実際はSKU展開もあるわけですから、如何に多くの商品がすぐに店頭から消えるということがなんとなく想像がつくと思います。
というよりも、次から次へと新商品が入荷してくるのですから早く売りきらなければなりません。)
鮮度を意識するということは1型辺りの発注点数が上記のように少なくります。また、1アイテム辺りの必要数量が少ないので、当然数量等にメリハリがつけられることもなく、売れる商品は1・2日で売り切れる筈です。(1週間に1万3000点以上売れる)そして、最初の1週間で売れない商品は、何らかの手を早急に打たない限り永遠に在庫が残り続けることになります。しかも商品が無限に増えていく(キャリー在庫も積みあがっていく)ので、そのような商品の動向をデータで追うこともめんどくさくなり、ほぼ放置の状態になります。
最終的に「塵も積もれば山となる」という在庫状態になる。気づいたときには手遅れにということになりかねません。
仮に上記の例で、1週間の新商品のうち、5型が全く売れなかった場合1週間に1775点が残る。1か月で7000点以上の在庫数が残る。1年で8万5千点以上の商品点数が残っていきます。当然のことながら、セール等でこのような在庫を処理することになるでしょうが、毎週新商品が投入される状況の中で、販売ページ等の工夫や売れ残り商品に目を向けさせる施策がない限りは、地味?に積み重なっていく動かない在庫ということになります。

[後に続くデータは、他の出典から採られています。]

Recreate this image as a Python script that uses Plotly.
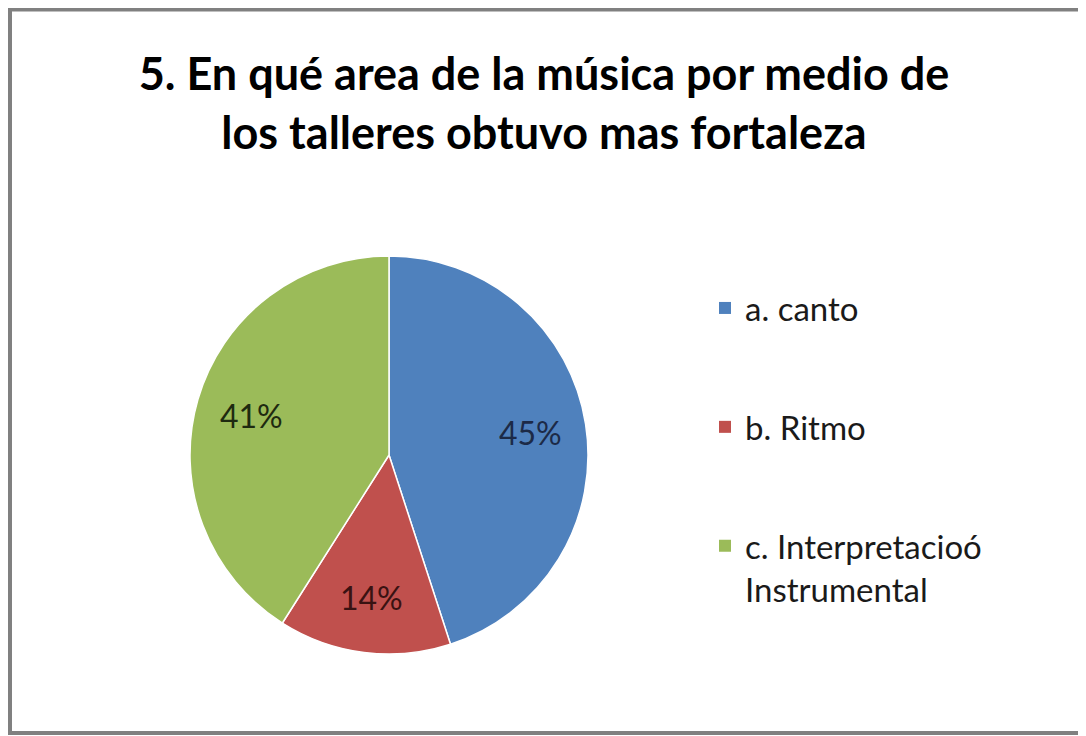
import math
import plotly.graph_objects as go

categories = ["a. canto", "b. Ritmo", "c. Interpretacioó<br>Instrumental"]
values = [45, 14, 41]
colors = ["#4F81BD", "#C0504D", "#9BBB59"]
label_colors = ["#1C2A47", "#3A1212", "#1E2A10"]
title_text = "5. En qué area de la música por medio de<br>los talleres obtuvo mas fortaleza"

# page has an 8px body margin; figure fills the rest of the window
W, H = 1078, 728
cx, cy, r = 381, 447, 199
label_frac = 0.72

fig = go.Figure()
fig.add_trace(go.Pie(
    labels=categories,
    values=values,
    sort=False,
    direction="clockwise",
    rotation=0,
    marker=dict(colors=colors, line=dict(color="white", width=1.5)),
    textinfo="none",
    showlegend=False,
    domain=dict(x=[(cx - r) / W, (cx + r) / W], y=[1 - (cy + r) / H, 1 - (cy - r) / H]),
))

# data labels at each slice's mid-angle (derived from the values)
total = sum(values)
cum = 0
annotations = []
for v, lc in zip(values, label_colors):
    mid = (cum + v / 2) / total * 2 * math.pi
    cum += v
    px = cx + math.sin(mid) * label_frac * r
    py = cy - math.cos(mid) * label_frac * r
    annotations.append(dict(
        x=px / W, y=1 - py / H, xref="paper", yref="paper",
        text=f"{round(100 * v / total)}%", showarrow=False,
        font=dict(family="Lato", size=32, color=lc),
        xanchor="center", yanchor="middle",
    ))

for i, (lab, col) in enumerate(zip(categories, colors)):
    fig.add_trace(go.Scatter(
        x=[None], y=[None], mode="markers", name=lab,
        marker=dict(symbol="square", size=12, color=col),
        legendgroup=f"g{i}", showlegend=True,
    ))

fig.update_layout(
    width=W, height=H,
    margin=dict(l=0, r=0, t=0, b=0),
    paper_bgcolor="white", plot_bgcolor="white",
    xaxis=dict(visible=False), yaxis=dict(visible=False),
    title=dict(text=title_text, x=536 / W, xanchor="center", y=1 - 82 / H, yanchor="top",
               font=dict(family="Lato", size=45, color="black", weight="bold")),
    legend=dict(x=697 / W, y=1 - 272 / H, xanchor="left", yanchor="top",
                font=dict(family="Lato", size=33, color="#1a1a1a"),
                tracegroupgap=73, itemclick=False, bgcolor="rgba(0,0,0,0)", valign="top"),
    annotations=annotations,
    shapes=[dict(type="rect", xref="paper", yref="paper",
                 x0=2 / W, x1=1074 / W, y0=1 - 725 / H, y1=1 - 1.5 / H,
                 line=dict(color="#808080", width=4))],
)

fig.write_html("out.html")
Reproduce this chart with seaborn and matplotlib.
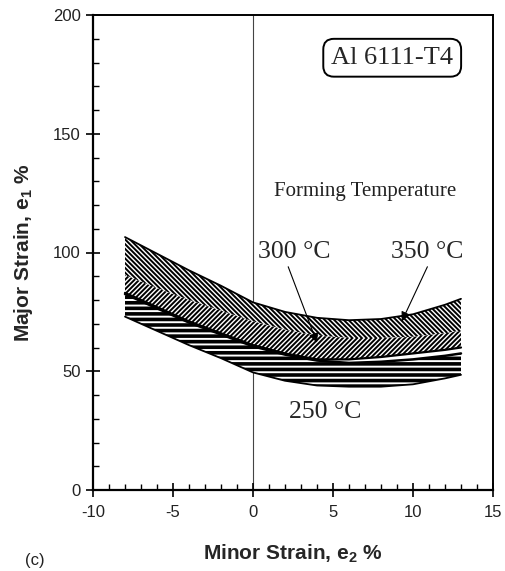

またこのような組織は必要販売枚数より多くの数量を仕入れている筈ですから、更なる在庫過多が見込まれます。
★算数を使い一度自分たちのMDを検証してみては?
EC店にとって「顧客にとっての鮮度」は実店舗以上に大事なことだと思いますし、そのことが売上に繋がるのは事実です。
しかしながら、度が過ぎた鮮度第1主義から新商品投入を組織の実力以上に多く投入することは、商品系の仕事過多や撮影スケジュールなどの行き詰まりなども相まって社員を疲弊させる。という在庫過多以外の副作用も発生します。とは言いつつも、根拠もなく急激に新商品投入数を少なくすると、急激な売上の低下を招いてもしまいます。
だからこそ、一度立ち止まって自分たちのMDを算数を使い分解してみることで、顧客にも組織にもWINWINとなるようなMDを再構築。更に販売・PRと連携し、組織にとっての「最適」を見つける機会にこのブログがなれば幸いです。